Oublions un instant l'Oussama ben Laden présenté samedi par l'administration Obama, celui qui se regarde à la télévision et qui se teint la barbe avant d'enregistrer ses messages de propagande terroriste.

Imaginons maintenant le chef d'Al-Qaïda assis devant un journal de bord dans lequel il note non pas ses activités quotidiennes ou ses états d'âme, mais ses idées pour de nouvelles opérations terroristes sur tout le territoire des États-Unis, y compris à Los Angeles, Chicago et Washington. Une partie du contenu de ce carnet a été révélée, mercredi, à des journalistes par des responsables américains dont l'identité n'a pas été dévoilée.

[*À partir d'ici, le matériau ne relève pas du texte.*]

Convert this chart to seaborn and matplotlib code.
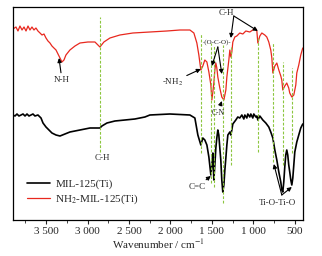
import numpy as np
import pandas as pd
import matplotlib
matplotlib.use('Agg')
import matplotlib.pyplot as plt
from matplotlib.ticker import MultipleLocator, FuncFormatter
import seaborn as sns

sns.set_theme(style='ticks')
plt.rcParams['font.family'] = ['Liberation Serif', 'DejaVu Serif']
plt.rcParams['mathtext.fontset'] = 'stix'
plt.rcParams['font.size'] = 8

# NH2-MIL-125(Ti) spectrum, transmittance in arbitrary units
red_wn = [3900, 3864, 3840, 3816, 3791, 3767, 3743, 3719, 3695, 3671, 3647, 3623, 3599,
          3574, 3550, 3526, 3502, 3478, 3454, 3430, 3406, 3381, 3357, 3333, 3309, 3285,
          3261, 3213, 3152, 3092, 2996, 2911, 2851, 2803, 2730, 2610, 2453, 2248, 2043,
          1886, 1765, 1717, 1681, 1657, 1633, 1609, 1585, 1560, 1536, 1512, 1500, 1488,
          1476, 1464, 1452, 1440, 1428, 1404, 1380, 1355, 1331, 1319, 1295, 1283, 1271,
          1259, 1247, 1223, 1199, 1163, 1126, 1090, 1042, 1006, 969, 957, 945, 921, 897,
          861, 837, 813, 789, 776, 764, 740, 716, 692, 668, 656, 644, 620, 596, 572, 560,
          535, 511, 487, 475, 451, 427, 403]
red_t = [191, 193, 189, 194, 190, 193, 189, 194, 190, 193, 190, 192, 189,
         187, 185, 186, 182, 179, 177, 174, 172, 170, 166, 162, 158, 160,
         165, 170, 174, 177, 178, 178, 173, 178, 182, 185, 187, 188, 189,
         190, 190, 187, 177, 165, 150, 154, 160, 158, 148, 135, 120, 128,
         137, 150, 157, 152, 143, 132, 123, 120, 130, 143, 160, 170, 163,
         168, 178, 183, 184, 187, 186, 189, 188, 190, 191, 189, 177, 184, 187,
         185, 183, 178, 170, 162, 147, 154, 157, 150, 144, 140, 130, 134, 137, 132, 127,
         123, 125, 135, 147, 155, 165, 172]

# MIL-125(Ti) spectrum
black_wn = [3900, 3876, 3852, 3828, 3803, 3779, 3755, 3731, 3707, 3683, 3659, 3635, 3599,
            3562, 3538, 3502, 3466, 3430, 3381, 3333, 3273, 3213, 3092, 2971, 2911, 2851,
            2827, 2766, 2670, 2549, 2429, 2308, 2248, 2007, 1765, 1705, 1669, 1633, 1609,
            1585, 1560, 1536, 1512, 1500, 1488, 1476, 1464, 1452, 1440, 1428, 1416, 1404,
            1392, 1380, 1368, 1355, 1343, 1331, 1319, 1307, 1283, 1271, 1259, 1247, 1211,
            1187, 1163, 1138, 1114, 1102, 1078, 1066, 1042, 1030, 1006, 994, 969, 957, 945,
            921, 885, 849, 813, 789, 764, 740, 716, 692, 668, 656, 644, 632, 620, 608, 596,
            584, 572, 560, 547, 535, 523, 511, 499, 475, 451, 427, 403]
black_t = [105, 104, 106, 104, 105, 106, 104, 106, 104, 105, 106, 104, 105,
           102, 97, 93, 90, 87, 85, 84, 86, 88, 90, 92, 92, 92,
           94, 97, 99, 100, 101, 103, 105, 106, 105, 102, 85, 75, 82,
           80, 75, 63, 45, 55, 67, 40, 55, 72, 82, 90, 85, 72,
           60, 40, 28, 35, 50, 62, 75, 85, 88, 85, 90, 96, 100,
           103, 102, 105, 101, 105, 102, 106, 103, 106, 102, 106, 103, 104, 100,
           104, 100, 97, 93, 88, 82, 70, 60, 48, 38, 30, 28, 38, 53, 65, 70,
           65, 55, 48, 40, 35, 42, 55, 68, 78, 85, 92, 96]

# green dashed marker lines: wavenumber, top and bottom
mark_wn = [2851, 1633, 1512, 1476, 1368, 1271, 945, 764, 644, 535]
mark_top = [203, 187, 177, 175, 175, 173, 183, 178, 158, 152]
mark_bot = [68, 67, 37, 33, 17, 55, 68, 58, 55, 67]

fig = plt.figure(figsize=(3.22, 2.56), dpi=100)
ax = fig.add_axes([13 / 322, 36 / 256, 290 / 322, 213 / 256])

ax.vlines(mark_wn, mark_bot, mark_top, colors='#8cc63f', linestyles=(0, (2.5, 1.5)), lw=0.8, zorder=3)

red = pd.DataFrame({'wn': red_wn, 't': red_t})
black = pd.DataFrame({'wn': black_wn, 't': black_t})
sns.lineplot(data=black, x='wn', y='t', color='black', lw=1.2, ax=ax, label='MIL-125(Ti)', sort=False, zorder=2)
sns.lineplot(data=red, x='wn', y='t', color='#e8281e', lw=0.9, ax=ax, label='NH$_2$-MIL-125(Ti)', sort=False, zorder=2)

ax.set_xlim(3900, 400)
ax.set_ylim(0, 213)
ax.set_yticks([])
ax.set_ylabel('')
ax.set_xlabel('Wavenumber / cm$^{-1}$', fontsize=8, labelpad=1)
ax.xaxis.set_major_locator(MultipleLocator(500))
ax.xaxis.set_minor_locator(MultipleLocator(250))
ax.xaxis.set_major_formatter(FuncFormatter(lambda v, p: f'{int(v):,}'.replace(',', ' ')))
ax.tick_params(axis='x', which='major', direction='out', length=3, width=0.8, labelsize=8, pad=2)
ax.tick_params(axis='x', which='minor', direction='out', length=2, width=0.6)
for s in ax.spines.values():
    s.set_linewidth(0.9)
    s.set_color('black')

ap = dict(arrowstyle='-|>', color='black', lw=0.8, mutation_scale=6, shrinkA=0, shrinkB=0)
fs = 6.5
ax.annotate('N-H', xy=(3345, 162), xytext=(3309, 140), ha='center', va='center', fontsize=fs, arrowprops=ap)
ax.text(2827, 62, 'C-H', ha='center', va='center', fontsize=fs)
ax.annotate('-NH$_2$', xy=(1633, 151), xytext=(1970, 138), ha='center', va='center', fontsize=fs, arrowprops=ap)
ax.text(1440, 178, '-(O-C-O)-', ha='center', va='center', fontsize=5)
ax.annotate('', xy=(1500, 154), xytext=(1428, 173), arrowprops=ap)
ax.annotate('', xy=(1380, 146), xytext=(1428, 173), arrowprops=ap)
ax.annotate('C-N', xy=(1380, 119), xytext=(1428, 107), ha='center', va='center', fontsize=5.5, arrowprops=ap)
ax.text(1331, 207, 'C-H', ha='center', va='center', fontsize=fs)
ax.annotate('', xy=(1271, 182), xytext=(1235, 204), arrowprops=ap)
ax.annotate('', xy=(945, 189), xytext=(1235, 204), arrowprops=ap)
ax.annotate('C=C', xy=(1512, 44), xytext=(1681, 33), ha='center', va='center', fontsize=fs, arrowprops=ap)
ax.text(704, 17, 'Ti-O-Ti-O', ha='center', va='center', fontsize=fs)
ax.annotate('', xy=(752, 56), xytext=(656, 25), arrowprops=ap)
ax.annotate('', xy=(535, 33), xytext=(656, 25), arrowprops=ap)

ax.legend(loc='lower left', bbox_to_anchor=(0.02, 0.03), frameon=False, fontsize=8,
          handlelength=2.1, handletextpad=0.5, labelspacing=0.3, borderpad=0.2)

fig.savefig('out.png', dpi=100)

Saisi avec de nombreux autres documents dans la maison où ben Laden a été abattu par des commandos américains, dans la nuit du 1er au 2 mai, le journal du chef d'Al-Qaïda contient notamment une suggestion à ses troupes de recruter des non-musulmans «opprimés aux États-Unis», selon lui, tels que les Afro-Américains et les Latino-Américains. L'objectif était de les enrôler pour réaliser un nouvel acte terroriste sur le sol américain le jour du 10e anniversaire des attentats du 11 septembre 2001.

Ailleurs dans son journal de bord, ben Laden se demande combien d'Américains devaient être tués dans de nouvelles attaques pour forcer les États-Unis à abandonner le monde arabe une fois pour toutes. Ailleurs encore, le Saoudien dresse la liste des dirigeants américains à assassiner, sa cible numéro un étant Barack Obama, suivie du chef d'état-major interarmes et le secrétaire à la Défense.

Le chef d'Al-Qaïda exclut cependant de cette liste le vice-président américain, considérant que cette fonction ne pesait pas suffisamment pour mériter un projet d'attentat.

Les responsables américains ont précisé que ben Laden se servait également de l'ordinateur pour communiquer avec ses principaux lieutenants, en l'occurrence le numéro deux d'Al-Qaïda, l'Égyptien Ayman al-Zawahiri, et le numéro trois de l'organisation, le Libyen Atiyah Abd al-Rahman. Il était également en contact avec des dirigeants de la filiale d'Al-Qaïda dans la péninsule arabique.

Les messages du chef d'Al-Qaïda étaient transmis par le truchement de clés USB.

«Une petite bibliothèque universitaire»

Le conseiller de la Maison-Blanche pour la sécurité nationale, Tom Donilon, a comparé, dimanche dernier, le matériel récupéré par les commandos américains dans la dernière résidence de ben Laden à une «petite bibliothèque universitaire». Figurent parmi ce matériel : 110 clés USB, plusieurs ordinateurs, des masses de documents et des notes manuscrites.

Dans un article publié, hier, sur ces documents, le Washington Post a brossé d'Oussama ben Laden le portrait d'un chef terroriste obsédé par les États-Unis, une fixation qui ne faisait pas l'unanimité au sein de son organisation. Certains de ses lieutenants souhaitaient en effet mettre l'accent sur des combats plus locaux, selon les responsables américains cités par le quotidien.

Il faut s'attendre à d'autres révélations au cours des prochains jours et semaines concernant la masse d'informations qui est analysée depuis plus d'une semaine par une équipe interdisciplinaire réunie en Virginie dans un entrepôt secret de la CIA.

En attendant, il semble que plusieurs des suggestions inscrites dans le journal de bord de ben Laden sont restées lettre morte.